> _GOAL OF THE EXERCISE_:
Give the listing again exactly, omitting its images.

> _DATASET CONTENT_:
+-------+

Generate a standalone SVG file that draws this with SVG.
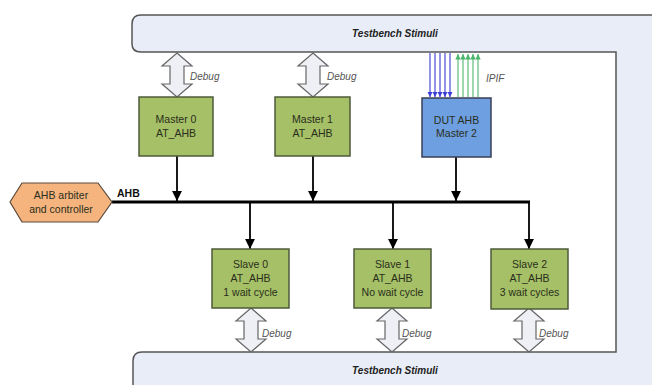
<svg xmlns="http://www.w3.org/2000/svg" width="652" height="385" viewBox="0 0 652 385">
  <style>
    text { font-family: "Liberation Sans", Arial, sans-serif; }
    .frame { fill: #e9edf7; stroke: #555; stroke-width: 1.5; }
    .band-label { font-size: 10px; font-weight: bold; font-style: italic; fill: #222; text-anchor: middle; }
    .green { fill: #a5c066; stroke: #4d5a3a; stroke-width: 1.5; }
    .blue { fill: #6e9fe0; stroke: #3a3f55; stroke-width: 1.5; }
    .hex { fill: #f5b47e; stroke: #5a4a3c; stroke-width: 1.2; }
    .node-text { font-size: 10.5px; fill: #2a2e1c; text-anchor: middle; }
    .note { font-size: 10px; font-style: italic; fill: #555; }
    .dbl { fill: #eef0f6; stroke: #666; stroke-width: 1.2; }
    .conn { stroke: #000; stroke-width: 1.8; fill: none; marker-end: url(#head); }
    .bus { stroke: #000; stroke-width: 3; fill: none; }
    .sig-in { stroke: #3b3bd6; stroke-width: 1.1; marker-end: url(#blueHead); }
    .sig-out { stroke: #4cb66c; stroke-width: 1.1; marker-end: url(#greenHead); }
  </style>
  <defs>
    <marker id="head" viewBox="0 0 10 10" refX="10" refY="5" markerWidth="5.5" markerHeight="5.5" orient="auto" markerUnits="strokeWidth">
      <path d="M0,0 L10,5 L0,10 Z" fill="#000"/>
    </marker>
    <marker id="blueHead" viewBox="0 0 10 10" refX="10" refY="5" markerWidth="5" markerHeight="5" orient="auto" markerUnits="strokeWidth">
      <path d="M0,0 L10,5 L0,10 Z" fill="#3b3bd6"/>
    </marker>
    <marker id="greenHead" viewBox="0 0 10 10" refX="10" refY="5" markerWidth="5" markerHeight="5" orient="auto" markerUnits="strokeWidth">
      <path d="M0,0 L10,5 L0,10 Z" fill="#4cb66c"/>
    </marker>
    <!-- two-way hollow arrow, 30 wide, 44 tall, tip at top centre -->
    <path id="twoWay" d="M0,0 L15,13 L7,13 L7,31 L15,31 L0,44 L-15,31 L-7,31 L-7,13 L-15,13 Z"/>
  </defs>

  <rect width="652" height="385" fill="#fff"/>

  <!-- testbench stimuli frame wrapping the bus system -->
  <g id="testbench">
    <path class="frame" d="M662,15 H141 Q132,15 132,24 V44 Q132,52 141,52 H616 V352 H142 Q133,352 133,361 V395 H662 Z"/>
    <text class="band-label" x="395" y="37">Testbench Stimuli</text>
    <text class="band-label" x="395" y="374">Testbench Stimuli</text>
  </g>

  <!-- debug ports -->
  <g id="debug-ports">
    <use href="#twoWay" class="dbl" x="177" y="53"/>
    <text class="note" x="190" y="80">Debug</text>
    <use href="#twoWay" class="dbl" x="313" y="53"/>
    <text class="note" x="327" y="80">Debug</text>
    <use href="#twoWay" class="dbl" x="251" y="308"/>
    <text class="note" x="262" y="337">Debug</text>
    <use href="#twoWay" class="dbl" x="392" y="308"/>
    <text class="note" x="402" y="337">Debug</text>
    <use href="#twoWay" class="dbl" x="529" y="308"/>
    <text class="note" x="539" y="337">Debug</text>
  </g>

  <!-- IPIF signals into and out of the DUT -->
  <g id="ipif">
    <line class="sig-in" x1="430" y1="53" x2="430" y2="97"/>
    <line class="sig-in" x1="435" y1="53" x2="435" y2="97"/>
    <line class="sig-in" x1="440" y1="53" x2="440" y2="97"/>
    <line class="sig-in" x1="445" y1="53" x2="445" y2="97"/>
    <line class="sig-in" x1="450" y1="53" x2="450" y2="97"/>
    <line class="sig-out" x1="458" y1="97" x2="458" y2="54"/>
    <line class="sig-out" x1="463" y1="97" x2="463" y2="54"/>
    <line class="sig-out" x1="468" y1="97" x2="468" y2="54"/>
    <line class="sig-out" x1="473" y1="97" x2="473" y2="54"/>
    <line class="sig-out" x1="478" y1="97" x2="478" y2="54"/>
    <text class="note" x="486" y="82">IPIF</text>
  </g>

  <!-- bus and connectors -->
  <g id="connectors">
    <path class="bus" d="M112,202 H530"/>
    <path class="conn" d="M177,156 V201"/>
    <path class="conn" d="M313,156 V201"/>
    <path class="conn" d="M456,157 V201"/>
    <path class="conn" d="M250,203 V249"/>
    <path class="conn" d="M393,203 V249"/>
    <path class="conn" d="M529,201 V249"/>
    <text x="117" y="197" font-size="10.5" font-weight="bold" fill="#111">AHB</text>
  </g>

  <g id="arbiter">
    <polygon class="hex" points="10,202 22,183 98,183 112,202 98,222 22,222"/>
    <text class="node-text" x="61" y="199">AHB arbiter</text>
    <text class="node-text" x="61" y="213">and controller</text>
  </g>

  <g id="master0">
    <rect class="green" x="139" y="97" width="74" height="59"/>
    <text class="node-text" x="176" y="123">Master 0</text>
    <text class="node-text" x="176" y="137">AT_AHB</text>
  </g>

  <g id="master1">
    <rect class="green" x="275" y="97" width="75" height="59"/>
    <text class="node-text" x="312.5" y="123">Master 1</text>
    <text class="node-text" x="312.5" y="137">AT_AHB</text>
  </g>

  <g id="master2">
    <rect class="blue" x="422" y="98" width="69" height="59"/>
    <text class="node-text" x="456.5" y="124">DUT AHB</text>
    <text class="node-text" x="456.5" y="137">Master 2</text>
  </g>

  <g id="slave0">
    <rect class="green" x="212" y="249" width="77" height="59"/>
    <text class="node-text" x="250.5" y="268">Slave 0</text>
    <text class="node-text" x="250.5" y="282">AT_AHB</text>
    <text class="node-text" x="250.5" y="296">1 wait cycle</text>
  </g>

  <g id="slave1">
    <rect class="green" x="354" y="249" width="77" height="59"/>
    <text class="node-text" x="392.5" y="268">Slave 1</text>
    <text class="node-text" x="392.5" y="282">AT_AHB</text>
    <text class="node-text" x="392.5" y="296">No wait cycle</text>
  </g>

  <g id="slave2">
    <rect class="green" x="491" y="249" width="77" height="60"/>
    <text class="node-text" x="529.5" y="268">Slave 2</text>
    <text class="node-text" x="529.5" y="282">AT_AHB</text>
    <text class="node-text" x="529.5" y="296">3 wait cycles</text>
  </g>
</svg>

+-------+

> _CORRECT RESULT_:
Generate a standalone SVG file that draws this with SVG.
<svg xmlns="http://www.w3.org/2000/svg" width="652" height="385" viewBox="0 0 652 385">
  <style>
    text { font-family: "Liberation Sans", Arial, sans-serif; }
    .frame { fill: #e9edf7; stroke: #555; stroke-width: 1.5; }
    .band-label { font-size: 10px; font-weight: bold; font-style: italic; fill: #222; text-anchor: middle; }
    .green { fill: #a5c066; stroke: #4d5a3a; stroke-width: 1.5; }
    .blue { fill: #6e9fe0; stroke: #3a3f55; stroke-width: 1.5; }
    .hex { fill: #f5b47e; stroke: #5a4a3c; stroke-width: 1.2; }
    .node-text { font-size: 10.5px; fill: #2a2e1c; text-anchor: middle; }
    .note { font-size: 10px; font-style: italic; fill: #555; }
    .dbl { fill: #eef0f6; stroke: #666; stroke-width: 1.2; }
    .conn { stroke: #000; stroke-width: 1.8; fill: none; marker-end: url(#head); }
    .bus { stroke: #000; stroke-width: 3; fill: none; }
    .sig-in { stroke: #3b3bd6; stroke-width: 1.1; marker-end: url(#blueHead); }
    .sig-out { stroke: #4cb66c; stroke-width: 1.1; marker-end: url(#greenHead); }
  </style>
  <defs>
    <marker id="head" viewBox="0 0 10 10" refX="10" refY="5" markerWidth="5.5" markerHeight="5.5" orient="auto" markerUnits="strokeWidth">
      <path d="M0,0 L10,5 L0,10 Z" fill="#000"/>
    </marker>
    <marker id="blueHead" viewBox="0 0 10 10" refX="10" refY="5" markerWidth="5" markerHeight="5" orient="auto" markerUnits="strokeWidth">
      <path d="M0,0 L10,5 L0,10 Z" fill="#3b3bd6"/>
    </marker>
    <marker id="greenHead" viewBox="0 0 10 10" refX="10" refY="5" markerWidth="5" markerHeight="5" orient="auto" markerUnits="strokeWidth">
      <path d="M0,0 L10,5 L0,10 Z" fill="#4cb66c"/>
    </marker>
    <!-- two-way hollow arrow, 30 wide, 44 tall, tip at top centre -->
    <path id="twoWay" d="M0,0 L15,13 L7,13 L7,31 L15,31 L0,44 L-15,31 L-7,31 L-7,13 L-15,13 Z"/>
  </defs>

  <rect width="652" height="385" fill="#fff"/>

  <!-- testbench stimuli frame wrapping the bus system -->
  <g id="testbench">
    <path class="frame" d="M662,15 H141 Q132,15 132,24 V44 Q132,52 141,52 H616 V352 H142 Q133,352 133,361 V395 H662 Z"/>
    <text class="band-label" x="395" y="37">Testbench Stimuli</text>
    <text class="band-label" x="395" y="374">Testbench Stimuli</text>
  </g>

  <!-- debug ports -->
  <g id="debug-ports">
    <use href="#twoWay" class="dbl" x="177" y="53"/>
    <text class="note" x="190" y="80">Debug</text>
    <use href="#twoWay" class="dbl" x="313" y="53"/>
    <text class="note" x="327" y="80">Debug</text>
    <use href="#twoWay" class="dbl" x="251" y="308"/>
    <text class="note" x="262" y="337">Debug</text>
    <use href="#twoWay" class="dbl" x="392" y="308"/>
    <text class="note" x="402" y="337">Debug</text>
    <use href="#twoWay" class="dbl" x="529" y="308"/>
    <text class="note" x="539" y="337">Debug</text>
  </g>

  <!-- IPIF signals into and out of the DUT -->
  <g id="ipif">
    <line class="sig-in" x1="430" y1="53" x2="430" y2="97"/>
    <line class="sig-in" x1="435" y1="53" x2="435" y2="97"/>
    <line class="sig-in" x1="440" y1="53" x2="440" y2="97"/>
    <line class="sig-in" x1="445" y1="53" x2="445" y2="97"/>
    <line class="sig-in" x1="450" y1="53" x2="450" y2="97"/>
    <line class="sig-out" x1="458" y1="97" x2="458" y2="54"/>
    <line class="sig-out" x1="463" y1="97" x2="463" y2="54"/>
    <line class="sig-out" x1="468" y1="97" x2="468" y2="54"/>
    <line class="sig-out" x1="473" y1="97" x2="473" y2="54"/>
    <line class="sig-out" x1="478" y1="97" x2="478" y2="54"/>
    <text class="note" x="486" y="82">IPIF</text>
  </g>

  <!-- bus and connectors -->
  <g id="connectors">
    <path class="bus" d="M112,202 H530"/>
    <path class="conn" d="M177,156 V201"/>
    <path class="conn" d="M313,156 V201"/>
    <path class="conn" d="M456,157 V201"/>
    <path class="conn" d="M250,203 V249"/>
    <path class="conn" d="M393,203 V249"/>
    <path class="conn" d="M529,201 V249"/>
    <text x="117" y="197" font-size="10.5" font-weight="bold" fill="#111">AHB</text>
  </g>

  <g id="arbiter">
    <polygon class="hex" points="10,202 22,183 98,183 112,202 98,222 22,222"/>
    <text class="node-text" x="61" y="199">AHB arbiter</text>
    <text class="node-text" x="61" y="213">and controller</text>
  </g>

  <g id="master0">
    <rect class="green" x="139" y="97" width="74" height="59"/>
    <text class="node-text" x="176" y="123">Master 0</text>
    <text class="node-text" x="176" y="137">AT_AHB</text>
  </g>

  <g id="master1">
    <rect class="green" x="275" y="97" width="75" height="59"/>
    <text class="node-text" x="312.5" y="123">Master 1</text>
    <text class="node-text" x="312.5" y="137">AT_AHB</text>
  </g>

  <g id="master2">
    <rect class="blue" x="422" y="98" width="69" height="59"/>
    <text class="node-text" x="456.5" y="124">DUT AHB</text>
    <text class="node-text" x="456.5" y="137">Master 2</text>
  </g>

  <g id="slave0">
    <rect class="green" x="212" y="249" width="77" height="59"/>
    <text class="node-text" x="250.5" y="268">Slave 0</text>
    <text class="node-text" x="250.5" y="282">AT_AHB</text>
    <text class="node-text" x="250.5" y="296">1 wait cycle</text>
  </g>

  <g id="slave1">
    <rect class="green" x="354" y="249" width="77" height="59"/>
    <text class="node-text" x="392.5" y="268">Slave 1</text>
    <text class="node-text" x="392.5" y="282">AT_AHB</text>
    <text class="node-text" x="392.5" y="296">No wait cycle</text>
  </g>

  <g id="slave2">
    <rect class="green" x="491" y="249" width="77" height="60"/>
    <text class="node-text" x="529.5" y="268">Slave 2</text>
    <text class="node-text" x="529.5" y="282">AT_AHB</text>
    <text class="node-text" x="529.5" y="296">3 wait cycles</text>
  </g>
</svg>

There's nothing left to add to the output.